Oh well, not my problem. Onward. “Wagon” in its most basic sense of “four-wheeled vehicle used to transport heavy or bulky goods” first appeared in English in the 15th century, adapted from the Dutch “wagen,” which was derived from Indo-European roots with the sense “to move or carry.”

Apart from its many and varied literal uses, “wagon” has done yeoman service in metaphors and figures of speech for the past few centuries, most notably in “on the wagon,” meaning “abstaining from alcohol,” which was originally “on the water wagon.” The water wagon was a fixture of cities and towns before paved roads became widespread, used to spray water on the dirt roads to keep down the dust. Someone who quit drinking was sardonically said to have “climbed aboard the water wagon,” assumed to be drinking only water from then on. A “bandwagon” was, as the name implies, an ornate wagon in a parade which carried the band, often along with local politicians, and drew much public attention, making “bandwagon” a good metaphor for a popular political cause. To “hop aboard the bandwagon” and similar phrases thus mean “to join what looks like the winning side.” Similarly, “to hitch one’s wagon to a star” means “to have lofty goals or ambitions.”

Wagons frequently needed repair, of course, and so the phrase “fix someone’s wagon” would have been a familiar phrase in the early 20th century. But the “wagon” in the phrase is less important to the sense of the phrase as it’s used today than the peculiar meaning of “fix.” This is not the usual “fix” in the sense of “repair.” This is “fix” as it appeared in the mid-19th century as euphemistic slang for “to deal with,” “to settle a dispute with” or even “to kill” an opponent.
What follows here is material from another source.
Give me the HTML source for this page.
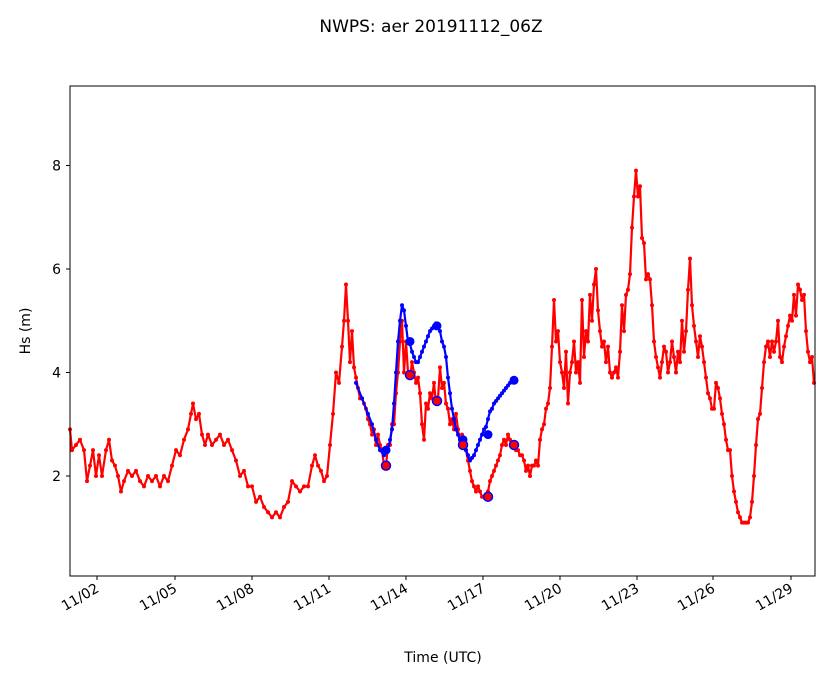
<!DOCTYPE html>
<html><head><meta charset="utf-8"><style>
body{margin:0;background:#fff}
svg text{font-family:"DejaVu Sans","Liberation Sans",sans-serif;fill:#000}
</style></head><body>
<svg id="s" width="833" height="681" xmlns="http://www.w3.org/2000/svg">
<rect width="833" height="681" fill="#fff"/>
<text x="431" y="32" font-size="17" text-anchor="middle">NWPS: aer 20191112_06Z</text>
<text x="443" y="662" font-size="14" text-anchor="middle">Time (UTC)</text>
<text transform="translate(30,331) rotate(-90)" font-size="14" text-anchor="middle">Hs (m)</text>
<g id="g"></g>
<rect x="70" y="86" width="745" height="490" fill="none" stroke="#000" stroke-width="1"/>
</svg>
<script>
var Y=function(v){return 579.5-v*51.75};
var red="70:2.9,72:2.5,76:2.6,80:2.7,84:2.5,87:1.9,90:2.2,93:2.5,96:2.0,99:2.4,102:2.0,106:2.5,109:2.7,112:2.3,115:2.2,118:2.0,121:1.7,124:1.9,128:2.1,132:2.0,136:2.1,140:1.9,144:1.8,148:2.0,152:1.9,156:2.0,160:1.8,164:2.0,168:1.9,172:2.2,176:2.5,180:2.4,184:2.7,188:2.9,191:3.2,193:3.4,196:3.1,199:3.2,202:2.8,205:2.6,208:2.8,212:2.6,216:2.7,220:2.8,224:2.6,228:2.7,232:2.5,236:2.3,240:2.0,244:2.1,248:1.8,252:1.8,256:1.5,260:1.6,264:1.4,268:1.3,272:1.2,276:1.3,280:1.2,284:1.4,288:1.5,292:1.9,296:1.8,300:1.7,304:1.8,308:1.8,312:2.2,315:2.4,318:2.2,321:2.1,324:1.9,327:2.0,330:2.6,333:3.2,336:4.0,339:3.8,342:4.5,344:5.0,346:5.7,348:5.0,350:4.2,352:4.8,354:4.1,356:3.9,358:3.7,360:3.5,362:3.5,364:3.4,366:3.3,368:3.1,370:3.0,372:2.8,374:2.9,376:2.6,378:2.8,380:2.6,382:2.5,384:2.2,386:2.2,388:2.6,390:2.6,392:3.0,394:3.0,396:3.6,398:4.0,400:4.6,402:5.0,404:4.0,406:4.6,408:4.0,410:3.9,412:4.2,414:4.0,416:3.8,418:3.9,420:3.6,422:3.0,424:2.7,426:3.4,428:3.3,430:3.6,432:3.5,434:3.8,436:3.4,438:3.5,440:4.1,442:3.7,444:3.8,446:3.4,448:3.3,450:3.0,452:3.1,454:2.9,456:3.2,458:2.9,460:2.6,462:2.8,464:2.6,466:2.5,468:2.3,470:2.1,472:1.9,474:1.8,476:1.7,478:1.8,480:1.7,482:1.6,484:1.6,486:1.6,488:1.7,490:1.9,492:2.0,494:2.1,496:2.2,498:2.3,500:2.4,502:2.6,504:2.7,506:2.6,508:2.8,510:2.7,512:2.6,514:2.6,516:2.5,518:2.5,520:2.4,522:2.4,524:2.3,526:2.1,528:2.2,530:2.0,532:2.2,534:2.2,536:2.3,538:2.2,540:2.7,542:2.9,544:3.0,546:3.3,548:3.4,550:3.7,552:4.5,554:5.4,556:4.6,558:4.8,560:4.2,562:4.0,564:3.7,566:4.4,568:3.4,570:4.0,572:4.2,574:4.6,576:4.0,578:4.2,580:3.8,582:5.4,584:4.3,586:4.8,588:4.6,590:5.5,592:5.0,594:5.7,596:6.0,598:5.2,600:4.8,602:4.5,604:4.6,606:4.2,608:4.5,610:4.0,612:3.9,614:4.0,616:4.1,618:3.9,620:4.4,622:5.3,624:4.8,626:5.5,628:5.6,630:5.9,632:6.8,634:7.4,636:7.9,638:7.4,640:7.6,642:6.6,644:6.5,646:5.8,648:5.9,650:5.8,652:5.3,654:4.6,656:4.3,658:4.1,660:3.9,662:4.2,664:4.5,666:4.4,668:4.0,670:4.2,672:4.6,674:4.3,676:4.0,678:4.4,680:4.2,682:5.0,684:4.4,686:4.8,688:5.6,690:6.2,692:5.3,694:4.9,696:4.6,698:4.3,700:4.7,702:4.5,704:4.2,706:3.9,708:3.6,710:3.5,712:3.3,714:3.3,716:3.8,718:3.7,720:3.5,722:3.2,724:3.0,726:2.7,728:2.5,730:2.5,732:2.0,734:1.7,736:1.5,738:1.3,740:1.2,742:1.1,744:1.1,746:1.1,748:1.1,750:1.2,752:1.5,754:2.0,756:2.6,758:3.1,760:3.2,762:3.7,764:4.2,766:4.5,768:4.6,770:4.3,772:4.6,774:4.4,776:4.6,778:5.0,780:4.3,782:4.2,784:4.5,786:4.7,788:4.9,790:5.1,792:5.0,794:5.5,796:5.1,798:5.7,800:5.6,802:5.4,804:5.5,806:4.8,808:4.4,810:4.2,812:4.3,814:3.8";
var blue="356:3.8,362:3.5,368:3.2,372:3.0,376:2.7,380:2.5,384:2.4,386:2.5,388:2.5,390:2.7,392:2.9,394:3.4,396:4.0,398:4.6,400:5.0,402:5.3,404:5.2,406:4.9,408:4.6,410:4.55,412:4.4,414:4.3,416:4.2,418:4.2,420:4.3,422:4.4,424:4.5,426:4.6,428:4.7,430:4.8,432:4.85,434:4.9,436:4.95,438:4.9,440:4.8,442:4.6,444:4.5,446:4.3,448:3.9,450:3.6,452:3.3,454:3.1,456:2.9,458:2.8,460:2.7,462:2.6,464:2.65,466:2.5,468:2.4,470:2.3,472:2.35,474:2.4,476:2.5,478:2.6,480:2.7,482:2.8,484:2.9,486:2.95,488:3.1,490:3.25,492:3.3,494:3.4,496:3.45,498:3.5,500:3.55,502:3.6,504:3.65,506:3.7,508:3.75,510:3.8,512:3.85,514:3.85,516:3.85";
function P(s){return s.split(",").map(function(p){var a=p.split(":");return [+a[0],Y(+a[1])]})}
var h="";
function series(s,c){var p=P(s);h+='<polyline fill="none" stroke="'+c+'" stroke-width="2.2" stroke-linejoin="round" points="'+p.map(function(q){return q.join(",")}).join(" ")+'"/>';p.forEach(function(q){h+='<circle cx="'+q[0]+'" cy="'+q[1]+'" r="2" fill="'+c+'"/>'})}
series(red,"#f00");series(blue,"#00f");
[[386,2.5],[410,4.6],[437,4.9],[463,2.7],[488,2.8],[514,3.85]].forEach(function(q){h+='<circle cx="'+q[0]+'" cy="'+Y(q[1])+'" r="4.5" fill="#00f"/>'});
[[386,2.2],[410,3.95],[437,3.45],[463,2.6],[488,1.6],[514,2.6]].forEach(function(q){h+='<circle cx="'+q[0]+'" cy="'+Y(q[1])+'" r="4.5" fill="#f00" stroke="#00f" stroke-width="1.5"/>'});
[2,4,6,8].forEach(function(v){var y=Y(v);h+='<line x1="66" x2="70" y1="'+y+'" y2="'+y+'" stroke="#000"/><text x="61" y="'+(y+5)+'" font-size="14" text-anchor="end">'+v+'</text>'});
var xs=[97,175,252,329,406,483,560,637,713,791],lb=["11/02","11/05","11/08","11/11","11/14","11/17","11/20","11/23","11/26","11/29"];
xs.forEach(function(x,i){h+='<line x1="'+x+'" x2="'+x+'" y1="576" y2="580" stroke="#000"/><text transform="translate('+(x+3)+',591) rotate(-30)" font-size="14" text-anchor="end">'+lb[i]+'</text>'});
document.getElementById("g").innerHTML=h;
</script>
</body></html>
This “fix” is actually close to the original meaning of the verb “to fix” when it first appeared in English in the late 14th century, which was “to make fast or secure; to settle,” derived from the Latin “fixus,” immovable. This “nail it down” sense gradually broadened to mean “arrange, adjust,” which in turn eventually gave us the “repair” sense we use today.
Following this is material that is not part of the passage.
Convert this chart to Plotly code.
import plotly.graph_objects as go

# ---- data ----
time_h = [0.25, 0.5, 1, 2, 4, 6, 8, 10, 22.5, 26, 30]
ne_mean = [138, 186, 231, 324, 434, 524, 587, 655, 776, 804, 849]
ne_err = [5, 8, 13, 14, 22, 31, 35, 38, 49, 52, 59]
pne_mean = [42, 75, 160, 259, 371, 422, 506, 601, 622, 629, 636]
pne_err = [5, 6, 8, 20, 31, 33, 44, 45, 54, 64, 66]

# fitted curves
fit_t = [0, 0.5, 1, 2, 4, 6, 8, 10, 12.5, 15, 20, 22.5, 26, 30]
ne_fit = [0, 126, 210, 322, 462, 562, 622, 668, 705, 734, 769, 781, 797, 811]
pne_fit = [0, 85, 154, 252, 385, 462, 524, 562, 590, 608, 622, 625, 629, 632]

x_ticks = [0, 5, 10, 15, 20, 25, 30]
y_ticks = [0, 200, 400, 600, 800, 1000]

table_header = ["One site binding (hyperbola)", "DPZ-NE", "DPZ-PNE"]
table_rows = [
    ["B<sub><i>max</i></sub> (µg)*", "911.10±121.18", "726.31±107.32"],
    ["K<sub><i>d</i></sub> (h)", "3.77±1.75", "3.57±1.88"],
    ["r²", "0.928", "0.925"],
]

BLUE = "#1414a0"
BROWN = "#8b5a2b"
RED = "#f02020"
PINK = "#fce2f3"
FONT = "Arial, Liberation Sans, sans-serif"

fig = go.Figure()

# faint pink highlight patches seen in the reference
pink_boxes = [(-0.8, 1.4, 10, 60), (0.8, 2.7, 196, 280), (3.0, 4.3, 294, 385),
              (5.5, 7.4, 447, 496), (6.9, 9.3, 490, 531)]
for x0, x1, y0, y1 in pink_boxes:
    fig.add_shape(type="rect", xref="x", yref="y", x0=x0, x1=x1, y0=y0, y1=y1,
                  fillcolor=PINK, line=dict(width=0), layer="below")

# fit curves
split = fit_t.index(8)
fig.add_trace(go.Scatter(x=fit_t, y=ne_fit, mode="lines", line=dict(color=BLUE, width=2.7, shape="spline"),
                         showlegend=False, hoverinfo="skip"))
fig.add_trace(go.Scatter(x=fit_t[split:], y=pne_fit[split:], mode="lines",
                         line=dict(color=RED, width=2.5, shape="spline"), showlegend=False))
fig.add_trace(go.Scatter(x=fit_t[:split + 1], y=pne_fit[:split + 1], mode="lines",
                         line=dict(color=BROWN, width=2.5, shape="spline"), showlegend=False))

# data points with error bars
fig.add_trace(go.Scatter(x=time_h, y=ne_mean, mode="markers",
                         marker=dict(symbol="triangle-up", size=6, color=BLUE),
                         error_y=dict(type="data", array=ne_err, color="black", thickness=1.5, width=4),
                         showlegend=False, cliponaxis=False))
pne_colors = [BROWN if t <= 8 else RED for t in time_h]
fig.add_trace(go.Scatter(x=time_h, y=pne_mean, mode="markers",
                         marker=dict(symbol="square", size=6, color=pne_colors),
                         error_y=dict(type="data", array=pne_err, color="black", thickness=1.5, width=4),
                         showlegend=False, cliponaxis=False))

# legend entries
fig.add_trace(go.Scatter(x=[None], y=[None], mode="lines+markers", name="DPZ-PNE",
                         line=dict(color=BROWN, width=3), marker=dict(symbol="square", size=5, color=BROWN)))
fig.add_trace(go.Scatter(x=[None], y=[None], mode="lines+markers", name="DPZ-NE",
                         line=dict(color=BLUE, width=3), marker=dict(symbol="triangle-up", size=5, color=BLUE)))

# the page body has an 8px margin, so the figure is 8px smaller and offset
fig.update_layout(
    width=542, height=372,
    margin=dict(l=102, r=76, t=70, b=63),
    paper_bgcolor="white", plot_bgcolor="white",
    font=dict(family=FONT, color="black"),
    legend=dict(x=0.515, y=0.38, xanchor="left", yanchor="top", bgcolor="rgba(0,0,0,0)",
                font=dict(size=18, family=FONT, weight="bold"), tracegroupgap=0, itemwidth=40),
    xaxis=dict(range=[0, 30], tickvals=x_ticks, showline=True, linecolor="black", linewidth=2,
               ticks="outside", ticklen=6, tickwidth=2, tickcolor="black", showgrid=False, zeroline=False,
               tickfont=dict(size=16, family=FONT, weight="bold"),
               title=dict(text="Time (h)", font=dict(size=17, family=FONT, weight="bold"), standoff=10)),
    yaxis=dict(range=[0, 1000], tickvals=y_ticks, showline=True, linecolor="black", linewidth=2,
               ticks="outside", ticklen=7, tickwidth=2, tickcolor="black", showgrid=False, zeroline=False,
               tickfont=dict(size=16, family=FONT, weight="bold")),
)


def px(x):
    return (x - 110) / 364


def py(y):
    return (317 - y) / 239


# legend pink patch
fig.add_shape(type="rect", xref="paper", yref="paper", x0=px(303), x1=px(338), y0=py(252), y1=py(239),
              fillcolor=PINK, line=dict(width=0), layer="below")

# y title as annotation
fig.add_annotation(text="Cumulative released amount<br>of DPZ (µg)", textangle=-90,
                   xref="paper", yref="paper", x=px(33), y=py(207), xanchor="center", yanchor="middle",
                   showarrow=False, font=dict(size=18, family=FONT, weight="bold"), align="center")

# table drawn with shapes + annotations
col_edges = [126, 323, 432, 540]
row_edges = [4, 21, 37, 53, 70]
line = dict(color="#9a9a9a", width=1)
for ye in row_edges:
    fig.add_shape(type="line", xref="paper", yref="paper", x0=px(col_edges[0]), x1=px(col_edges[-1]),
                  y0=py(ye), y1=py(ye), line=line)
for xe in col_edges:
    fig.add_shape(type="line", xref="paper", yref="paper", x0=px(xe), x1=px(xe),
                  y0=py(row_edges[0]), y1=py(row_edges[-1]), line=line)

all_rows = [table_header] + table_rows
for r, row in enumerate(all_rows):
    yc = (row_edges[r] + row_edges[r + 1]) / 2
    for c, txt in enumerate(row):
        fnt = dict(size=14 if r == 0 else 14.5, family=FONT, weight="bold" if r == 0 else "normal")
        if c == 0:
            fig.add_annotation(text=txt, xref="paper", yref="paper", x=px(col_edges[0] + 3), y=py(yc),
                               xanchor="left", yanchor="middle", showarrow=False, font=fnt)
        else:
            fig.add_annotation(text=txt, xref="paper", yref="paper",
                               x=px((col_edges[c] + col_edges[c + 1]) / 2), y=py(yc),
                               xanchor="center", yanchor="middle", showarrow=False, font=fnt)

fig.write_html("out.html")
So “to fix someone’s wagon” employs a perfectly innocent-sounding phrase as euphemistic slang for “settling a dispute for good in a very forceful manner” (“She said her brother would fix my wagon, which he did; right here at the corner of my mouth I’ve still got a scar where he hit me,” Truman Capote, 1951). Oddly enough, that 1951 citation from Truman Capote’s novel “The Grass Harp” is actually the earliest example found so far of the phrase in print. If the phrase is really that recent, it’s likely that the wagon in question is actually a child’s wagon (e.g., the Radio Flyer “little red wagon” so popular in the 20th century US), and the phrase originated either as children’s slang or, more likely, as a sarcastic adult reference to the perceived weakness of an opponent (e.g., “Oh, Tommy’s decided to go back on our deal, huh? Well, I’ll just go fix little Tommy’s wagon for him.”).